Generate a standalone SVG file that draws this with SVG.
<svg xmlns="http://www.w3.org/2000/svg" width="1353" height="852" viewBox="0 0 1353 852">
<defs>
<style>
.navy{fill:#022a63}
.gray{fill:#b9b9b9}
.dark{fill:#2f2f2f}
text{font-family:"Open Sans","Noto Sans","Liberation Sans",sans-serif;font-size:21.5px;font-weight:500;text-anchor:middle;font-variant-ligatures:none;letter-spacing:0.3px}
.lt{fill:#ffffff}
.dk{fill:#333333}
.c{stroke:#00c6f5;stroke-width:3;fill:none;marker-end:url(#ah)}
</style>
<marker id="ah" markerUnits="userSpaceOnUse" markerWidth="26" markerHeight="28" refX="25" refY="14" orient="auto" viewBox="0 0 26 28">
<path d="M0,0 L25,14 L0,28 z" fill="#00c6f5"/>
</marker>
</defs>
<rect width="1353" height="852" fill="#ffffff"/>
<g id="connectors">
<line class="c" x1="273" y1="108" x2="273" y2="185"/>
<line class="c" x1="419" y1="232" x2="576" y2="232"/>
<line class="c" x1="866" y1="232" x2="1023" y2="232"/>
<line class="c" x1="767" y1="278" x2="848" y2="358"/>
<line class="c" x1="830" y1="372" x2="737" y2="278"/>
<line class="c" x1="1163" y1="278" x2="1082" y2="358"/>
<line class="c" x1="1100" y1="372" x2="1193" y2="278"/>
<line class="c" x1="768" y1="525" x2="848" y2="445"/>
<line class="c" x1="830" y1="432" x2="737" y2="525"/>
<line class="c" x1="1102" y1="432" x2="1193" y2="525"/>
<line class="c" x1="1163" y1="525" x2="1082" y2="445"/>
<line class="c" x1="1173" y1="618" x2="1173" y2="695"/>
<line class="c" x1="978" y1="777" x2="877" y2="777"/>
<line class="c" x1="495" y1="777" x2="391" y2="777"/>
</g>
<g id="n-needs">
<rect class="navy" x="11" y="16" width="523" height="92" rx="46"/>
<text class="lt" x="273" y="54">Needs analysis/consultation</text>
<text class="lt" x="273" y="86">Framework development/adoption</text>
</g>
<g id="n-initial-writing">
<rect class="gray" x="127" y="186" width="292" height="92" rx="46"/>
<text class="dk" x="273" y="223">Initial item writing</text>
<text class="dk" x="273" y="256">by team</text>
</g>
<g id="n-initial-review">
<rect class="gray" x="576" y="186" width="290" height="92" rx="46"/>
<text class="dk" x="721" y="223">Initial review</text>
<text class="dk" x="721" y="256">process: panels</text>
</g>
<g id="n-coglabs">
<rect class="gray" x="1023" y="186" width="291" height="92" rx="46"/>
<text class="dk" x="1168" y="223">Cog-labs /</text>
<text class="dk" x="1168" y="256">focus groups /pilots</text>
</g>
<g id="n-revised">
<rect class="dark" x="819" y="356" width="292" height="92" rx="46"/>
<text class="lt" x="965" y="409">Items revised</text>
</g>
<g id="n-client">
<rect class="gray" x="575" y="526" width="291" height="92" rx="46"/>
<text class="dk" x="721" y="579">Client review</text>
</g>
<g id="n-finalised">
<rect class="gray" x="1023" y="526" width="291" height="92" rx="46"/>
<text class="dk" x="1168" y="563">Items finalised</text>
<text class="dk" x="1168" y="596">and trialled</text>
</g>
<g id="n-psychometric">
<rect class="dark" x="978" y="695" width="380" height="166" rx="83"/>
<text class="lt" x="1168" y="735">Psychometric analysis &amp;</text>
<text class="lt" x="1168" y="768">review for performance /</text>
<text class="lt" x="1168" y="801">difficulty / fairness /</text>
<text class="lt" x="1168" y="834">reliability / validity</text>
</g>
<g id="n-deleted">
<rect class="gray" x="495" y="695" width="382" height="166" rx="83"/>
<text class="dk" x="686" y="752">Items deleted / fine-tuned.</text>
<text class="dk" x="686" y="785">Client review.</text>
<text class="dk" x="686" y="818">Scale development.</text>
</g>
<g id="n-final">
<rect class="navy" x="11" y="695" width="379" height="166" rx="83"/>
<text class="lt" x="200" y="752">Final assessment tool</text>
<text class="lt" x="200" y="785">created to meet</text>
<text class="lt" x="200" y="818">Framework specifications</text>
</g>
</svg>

++++++

Task description:
Please repeat the listing above in full and exactly.

Output:
Generate a standalone SVG file that draws this with SVG.
<svg xmlns="http://www.w3.org/2000/svg" width="1353" height="852" viewBox="0 0 1353 852">
<defs>
<style>
.navy{fill:#022a63}
.gray{fill:#b9b9b9}
.dark{fill:#2f2f2f}
text{font-family:"Open Sans","Noto Sans","Liberation Sans",sans-serif;font-size:21.5px;font-weight:500;text-anchor:middle;font-variant-ligatures:none;letter-spacing:0.3px}
.lt{fill:#ffffff}
.dk{fill:#333333}
.c{stroke:#00c6f5;stroke-width:3;fill:none;marker-end:url(#ah)}
</style>
<marker id="ah" markerUnits="userSpaceOnUse" markerWidth="26" markerHeight="28" refX="25" refY="14" orient="auto" viewBox="0 0 26 28">
<path d="M0,0 L25,14 L0,28 z" fill="#00c6f5"/>
</marker>
</defs>
<rect width="1353" height="852" fill="#ffffff"/>
<g id="connectors">
<line class="c" x1="273" y1="108" x2="273" y2="185"/>
<line class="c" x1="419" y1="232" x2="576" y2="232"/>
<line class="c" x1="866" y1="232" x2="1023" y2="232"/>
<line class="c" x1="767" y1="278" x2="848" y2="358"/>
<line class="c" x1="830" y1="372" x2="737" y2="278"/>
<line class="c" x1="1163" y1="278" x2="1082" y2="358"/>
<line class="c" x1="1100" y1="372" x2="1193" y2="278"/>
<line class="c" x1="768" y1="525" x2="848" y2="445"/>
<line class="c" x1="830" y1="432" x2="737" y2="525"/>
<line class="c" x1="1102" y1="432" x2="1193" y2="525"/>
<line class="c" x1="1163" y1="525" x2="1082" y2="445"/>
<line class="c" x1="1173" y1="618" x2="1173" y2="695"/>
<line class="c" x1="978" y1="777" x2="877" y2="777"/>
<line class="c" x1="495" y1="777" x2="391" y2="777"/>
</g>
<g id="n-needs">
<rect class="navy" x="11" y="16" width="523" height="92" rx="46"/>
<text class="lt" x="273" y="54">Needs analysis/consultation</text>
<text class="lt" x="273" y="86">Framework development/adoption</text>
</g>
<g id="n-initial-writing">
<rect class="gray" x="127" y="186" width="292" height="92" rx="46"/>
<text class="dk" x="273" y="223">Initial item writing</text>
<text class="dk" x="273" y="256">by team</text>
</g>
<g id="n-initial-review">
<rect class="gray" x="576" y="186" width="290" height="92" rx="46"/>
<text class="dk" x="721" y="223">Initial review</text>
<text class="dk" x="721" y="256">process: panels</text>
</g>
<g id="n-coglabs">
<rect class="gray" x="1023" y="186" width="291" height="92" rx="46"/>
<text class="dk" x="1168" y="223">Cog-labs /</text>
<text class="dk" x="1168" y="256">focus groups /pilots</text>
</g>
<g id="n-revised">
<rect class="dark" x="819" y="356" width="292" height="92" rx="46"/>
<text class="lt" x="965" y="409">Items revised</text>
</g>
<g id="n-client">
<rect class="gray" x="575" y="526" width="291" height="92" rx="46"/>
<text class="dk" x="721" y="579">Client review</text>
</g>
<g id="n-finalised">
<rect class="gray" x="1023" y="526" width="291" height="92" rx="46"/>
<text class="dk" x="1168" y="563">Items finalised</text>
<text class="dk" x="1168" y="596">and trialled</text>
</g>
<g id="n-psychometric">
<rect class="dark" x="978" y="695" width="380" height="166" rx="83"/>
<text class="lt" x="1168" y="735">Psychometric analysis &amp;</text>
<text class="lt" x="1168" y="768">review for performance /</text>
<text class="lt" x="1168" y="801">difficulty / fairness /</text>
<text class="lt" x="1168" y="834">reliability / validity</text>
</g>
<g id="n-deleted">
<rect class="gray" x="495" y="695" width="382" height="166" rx="83"/>
<text class="dk" x="686" y="752">Items deleted / fine-tuned.</text>
<text class="dk" x="686" y="785">Client review.</text>
<text class="dk" x="686" y="818">Scale development.</text>
</g>
<g id="n-final">
<rect class="navy" x="11" y="695" width="379" height="166" rx="83"/>
<text class="lt" x="200" y="752">Final assessment tool</text>
<text class="lt" x="200" y="785">created to meet</text>
<text class="lt" x="200" y="818">Framework specifications</text>
</g>
</svg>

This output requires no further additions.